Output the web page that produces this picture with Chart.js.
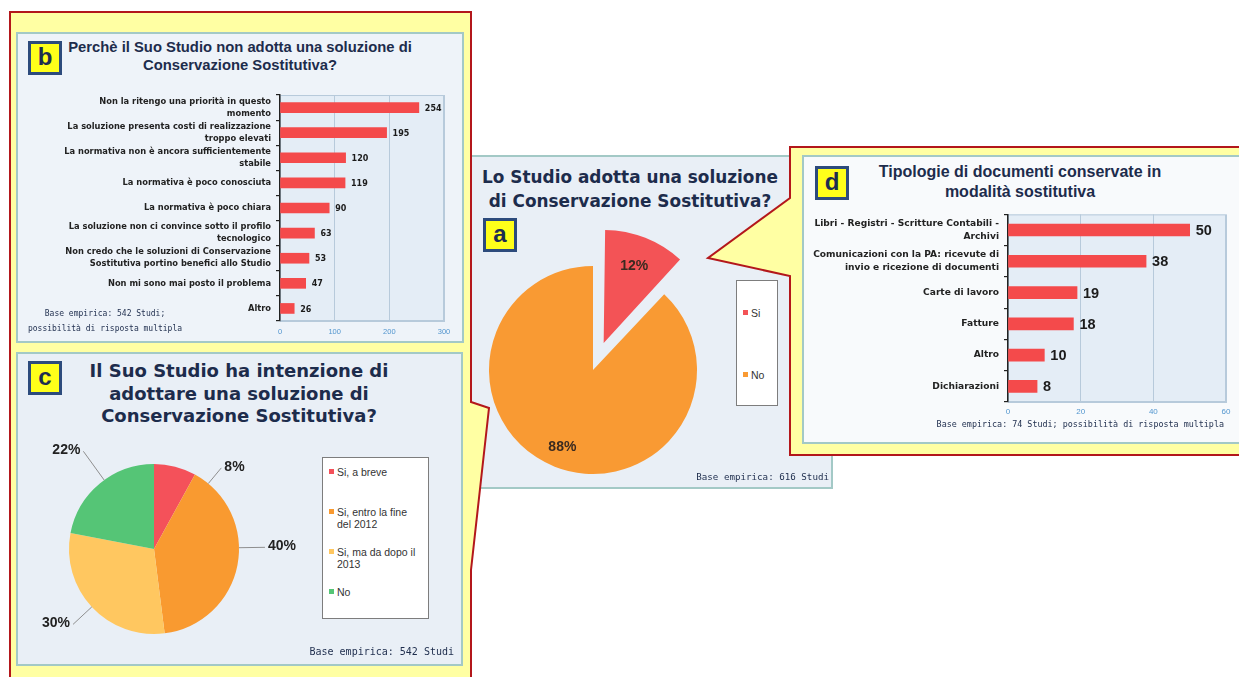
<!DOCTYPE html>
<html>
<head>
<meta charset="utf-8">
<script src="https://cdn.jsdelivr.net/npm/chart.js@4/dist/chart.umd.min.js"></script>
<style>
  body{margin:0;width:1239px;height:677px;overflow:hidden;background:#fff;position:relative;font-family:"Liberation Sans",Arial,sans-serif;}
  .abs{position:absolute}
  .panel{position:absolute;box-sizing:border-box;border:2px solid #A3C9C6;background:#EDF2F8}
  .badge{position:absolute;width:34px;height:34px;box-sizing:border-box;background:#FFFF1A;border:3px solid #2D4B7C;color:#1D2D50;font:bold 24px "Liberation Sans",Arial,sans-serif;text-align:center;line-height:26px}
  .title{position:absolute;color:#1D2C4C;font-weight:bold;text-align:center;white-space:nowrap}
  .wide{font-family:"DejaVu Sans",Verdana,sans-serif}
  .note{position:absolute;font-family:"DejaVu Sans Mono",monospace;color:#1D2C4C;white-space:nowrap}
  .legend{position:absolute;box-sizing:border-box;background:#fff;border:1px solid #7d7d7d;color:#333}
  .legend .item{position:absolute;left:6px;display:flex;align-items:flex-start;font-size:10.5px;line-height:12px}
  .legend .sw{width:5px;height:5px;margin:3px 3px 0 0;flex:none}
  canvas{position:absolute}
</style>
</head>
<body>

<!-- panel a sits behind the two callouts -->
<div class="panel" id="panelA" style="left:458px;top:155px;width:375px;height:334px;background:#E9EFF6"></div>

<svg class="abs" style="left:0;top:0" width="1239" height="677">
  <polygon points="10,12 471,12 471,402 489,408 471,570 471,700 10,700" fill="#FFFFA3" stroke="#B3171B" stroke-width="2"/>
  <polygon points="790,147 1260,147 1260,455 790,455 790,276 708,258 790,198" fill="#FFFFA3" stroke="#B3171B" stroke-width="2"/>
</svg>

<div class="panel" style="left:16px;top:32px;width:448px;height:311px;background:#EEF3F9"></div>
<div class="panel" style="left:16px;top:352px;width:447px;height:314px;background:#E9EFF6"></div>
<div class="panel" style="left:802px;top:155px;width:440px;height:289px;background:#F8FAFC"></div>

<!-- titles + badges -->
<div class="badge" style="left:28px;top:41px">b</div>
<div class="title" style="left:60px;top:38px;width:360px;font-size:14.8px;line-height:18px">Perchè il Suo Studio non adotta una soluzione di<br>Conservazione Sostitutiva?</div>

<div class="badge" style="left:28px;top:361px">c</div>
<div class="title wide" style="left:60px;top:360px;width:358px;font-size:18px;line-height:22.5px">Il Suo Studio ha intenzione di<br>adottare una soluzione di<br>Conservazione Sostitutiva?</div>

<div class="title wide" style="left:480px;top:165px;width:300px;font-size:16.9px;line-height:24px">Lo Studio adotta una soluzione<br>di Conservazione Sostitutiva?</div>
<div class="badge" style="left:483px;top:218px">a</div>

<div class="badge" style="left:815px;top:166px">d</div>
<div class="title" style="left:870px;top:162px;width:300px;font-size:16px;line-height:20px">Tipologie di documenti conservate in<br>modalità sostitutiva</div>

<!-- charts -->
<canvas id="chartB" width="447" height="258" style="left:16px;top:84px"></canvas>
<canvas id="chartC" width="300" height="230" style="left:18px;top:430px"></canvas>
<canvas id="chartA" width="262" height="264" style="left:462px;top:222px"></canvas>
<canvas id="chartD" width="434" height="218" style="left:803px;top:203px"></canvas>

<!-- legends -->
<div class="legend" id="legendA" style="left:736px;top:280px;width:42px;height:126px"></div>
<div class="legend" id="legendC" style="left:322px;top:457px;width:107px;height:162px"></div>

<!-- notes -->
<div class="note" style="left:20px;top:306px;width:170px;text-align:center;font-size:8px;line-height:15px">Base empirica: 542 Studi;<br>possibilità di risposta multipla</div>
<div class="note" style="left:600px;top:471px;width:229px;text-align:right;font-size:9.2px">Base empirica: 616 Studi</div>
<div class="note" style="left:250px;top:646px;width:204px;text-align:right;font-size:10px">Base empirica: 542 Studi</div>
<div class="note" style="left:900px;top:419px;width:324px;text-align:right;font-size:8.4px">Base empirica: 74 Studi; possibilità di risposta multipla</div>

<script>
// ====== DATA ======
const reasonLabels = [
  ['Non la ritengo una priorità in questo', 'momento'],
  ['La soluzione presenta costi di realizzazione', 'troppo elevati'],
  ['La normativa non è ancora sufficientemente', 'stabile'],
  'La normativa è poco conosciuta',
  'La normativa è poco chiara',
  ['La soluzione non ci convince sotto il profilo', 'tecnologico'],
  ['Non credo che le soluzioni di Conservazione', 'Sostitutiva portino benefici allo Studio'],
  'Non mi sono mai posto il problema',
  'Altro'
];
const reasonValues = [254, 195, 120, 119, 90, 63, 53, 47, 26];
const reasonTicks = [0, 100, 200, 300];

const adoptLabels = ['Si', 'No'];
const adoptValues = [12, 88];

const intentLabels = ['Si, a breve', 'Si, entro la fine del 2012', 'Si, ma da dopo il 2013', 'No'];
const intentValues = [8, 40, 30, 22];

const docLabels = [
  ['Libri - Registri - Scritture Contabili -', 'Archivi'],
  ['Comunicazioni con la PA: ricevute di', 'invio e ricezione di documenti'],
  'Carte di lavoro',
  'Fatture',
  'Altro',
  'Dichiarazioni'
];
const docValues = [50, 38, 19, 18, 10, 8];
const docTicks = [0, 20, 40, 60];

// ====== STYLE ======
const FONT = '"Liberation Sans", Arial, sans-serif';
const WIDE = '"DejaVu Sans", Verdana, sans-serif';
const BAR_RED = '#F44A4B';
const adoptColors = ['#F35356', '#F99A33'];
const intentColors = ['#F4515A', '#F99A30', '#FFC760', '#55C576'];
const TICK_BLUE = '#5396CF';
const GRID = '#B7CADB';

Chart.defaults.font.family = FONT;
Chart.defaults.animation = false;
Chart.defaults.plugins.legend.display = false;
Chart.defaults.plugins.tooltip.enabled = false;

const byId = (id) => document.getElementById(id);

// ====== PLUGINS ======
const plotBg = {
  id: 'plotBg',
  beforeDraw(chart, args, opts){
    const { ctx, chartArea: a } = chart;
    ctx.save();
    ctx.fillStyle = opts.color;
    ctx.fillRect(a.left, a.top, a.width, a.height);
    ctx.strokeStyle = opts.border; ctx.lineWidth = 1;
    ctx.strokeRect(a.left + .5, a.top + .5, a.width - 1, a.height - 1);
    ctx.restore();
  }
};

const barValues = {
  id: 'barValues',
  afterDatasetsDraw(chart, args, opts){
    const { ctx } = chart;
    const data = chart.data.datasets[0].data;
    ctx.save();
    ctx.font = `bold ${opts.size}px ${opts.family}`;
    ctx.fillStyle = '#1b1b1b'; ctx.textBaseline = 'middle';
    chart.getDatasetMeta(0).data.forEach((bar, i) => ctx.fillText(data[i], bar.x + opts.gap, bar.y + 1));
    ctx.restore();
  }
};

const innerPct = {
  id: 'innerPct',
  afterDatasetsDraw(chart, args, opts){
    const { ctx } = chart;
    const data = chart.data.datasets[0].data;
    ctx.save();
    ctx.font = `bold ${opts.size}px ${FONT}`;
    ctx.fillStyle = '#3a2a20'; ctx.textAlign = 'center'; ctx.textBaseline = 'middle';
    chart.getDatasetMeta(0).data.forEach((arc, i) => {
      const mid = (arc.startAngle + arc.endAngle) / 2;
      const d = arc.outerRadius * opts.pos + (arc.options.offset || 0) / 4;
      ctx.fillText(data[i] + '%', arc.x + Math.cos(mid) * d, arc.y + Math.sin(mid) * d);
    });
    ctx.restore();
  }
};

// labels outside the pie with a leader line back to the slice
const outerPct = {
  id: 'outerPct',
  afterDatasetsDraw(chart, args, opts){
    const { ctx } = chart;
    const data = chart.data.datasets[0].data;
    ctx.save();
    ctx.font = `bold ${opts.size}px ${FONT}`;
    chart.getDatasetMeta(0).data.forEach((arc, i) => {
      const r = arc.outerRadius;
      const ang = (arc.startAngle + arc.endAngle) / 2 + (opts.shift[i] || 0) * Math.PI / 180;
      const tx = arc.x + Math.cos(ang) * (r + opts.dist[i]);
      const ty = arc.y + Math.sin(ang) * (r + opts.dist[i]);
      const txt = data[i] + '%';
      const w = ctx.measureText(txt).width;
      const side = tx < arc.x ? 1 : -1;
      const ex = tx + side * (w / 2 + 3), ey = ty + 1;
      const a = Math.atan2(ey - arc.y, ex - arc.x);
      ctx.strokeStyle = '#8e8e8e'; ctx.lineWidth = 1;
      ctx.beginPath();
      ctx.moveTo(arc.x + Math.cos(a) * r, arc.y + Math.sin(a) * r);
      ctx.lineTo(ex, ey);
      ctx.stroke();
      ctx.fillStyle = '#222'; ctx.textAlign = 'center'; ctx.textBaseline = 'middle';
      ctx.fillText(txt, tx, ty);
    });
    ctx.restore();
  }
};

// ====== BAR CHART FACTORY ======
function barChart(id, labels, values, ticks, cfg){
  return new Chart(byId(id), {
    type: 'bar',
    data: { labels, datasets: [{ data: values, backgroundColor: BAR_RED, barThickness: cfg.thick }] },
    options: {
      responsive: false,
      indexAxis: 'y',
      layout: { padding: cfg.padding },
      scales: {
        x: {
          min: ticks[0], max: ticks[ticks.length - 1], ticks: { stepSize: ticks[1] - ticks[0], color: TICK_BLUE, font: { size: cfg.tickSize }, padding: cfg.tickPad },
          grid: { color: GRID, drawTicks: false },
          border: { color: GRID },
          afterFit: (axis) => { axis.height = cfg.xHeight; }
        },
        y: {
          ticks: { color: '#222', font: { family: WIDE, size: cfg.labelSize, weight: 'bold', lineHeight: cfg.lineHeight }, padding: 5, autoSkip: false },
          grid: { offset: true, drawOnChartArea: false, color: '#222', tickLength: 4, lineWidth: 1.2 },
          border: { color: '#222', width: 1.5 },
          afterFit: (axis) => { axis.width = cfg.yWidth; }
        }
      },
      plugins: {
        plotBg: { color: '#E4EDF6', border: GRID },
        barValues: { size: cfg.valueSize, gap: cfg.valueGap, family: cfg.valueFamily }
      }
    },
    plugins: [plotBg, barValues]
  });
}

// ====== CHARTS ======
barChart('chartB', reasonLabels, reasonValues, reasonTicks, {
  thick: 10, padding: { top: 7, right: 19, left: 0, bottom: 0 }, xHeight: 21, yWidth: 264,
  tickSize: 7.5, tickPad: 6, labelSize: 8.3, lineHeight: 1.45, valueSize: 8, valueGap: 6, valueFamily: WIDE
});

barChart('chartD', docLabels, docValues, docTicks, {
  thick: 12, padding: { top: 8, right: 11, left: 0, bottom: 0 }, xHeight: 19, yWidth: 205,
  tickSize: 8, tickPad: 5, labelSize: 9.1, lineHeight: 1.4, valueSize: 14.5, valueGap: 6, valueFamily: FONT
});

new Chart(byId('chartA'), {
  type: 'pie',
  data: { labels: adoptLabels, datasets: [{ data: adoptValues, backgroundColor: adoptColors, borderWidth: 0, offset: [116, 0], hoverOffset: 0 }] },
  options: {
    responsive: false,
    radius: 104,
    layout: { padding: { top: 32, bottom: 0, left: 0, right: 0 } },
    plugins: { innerPct: { size: 14, pos: 0.8 } }
  },
  plugins: [innerPct]
});

new Chart(byId('chartC'), {
  type: 'pie',
  data: { labels: intentLabels, datasets: [{ data: intentValues, backgroundColor: intentColors, borderWidth: 0, hoverOffset: 0 }] },
  options: {
    responsive: false,
    radius: 85,
    layout: { padding: { top: 8, bottom: 0, left: 0, right: 28 } },
    plugins: { outerPct: { size: 14, dist: [30, 43, 38, 47], shift: [30, -12, 6, -2] } }
  },
  plugins: [outerPct]
});

// ====== LEGENDS ======
function renderLegend(id, labels, colors, first, step, width){
  const wrap = byId(id);
  labels.forEach((txt, i) => {
    const item = document.createElement('div');
    item.className = 'item';
    item.style.top = (first + i * step) + 'px';
    item.innerHTML = `<span class="sw" style="background:${colors[i]}"></span><span style="width:${width}px">${txt}</span>`;
    wrap.appendChild(item);
  });
}
renderLegend('legendA', adoptLabels, adoptColors, 26, 62, 24);
renderLegend('legendC', intentLabels, intentColors, 8, 40, 84);
</script>
</body>
</html>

◆ ◆ ◆ ◆

TASK INSTRUCTIONS
Where a line of the material above holds the string "with", copy that line.

RESPONSE BELOW
Output the web page that produces this picture with Chart.js.
// labels outside the pie with a leader line back to the slice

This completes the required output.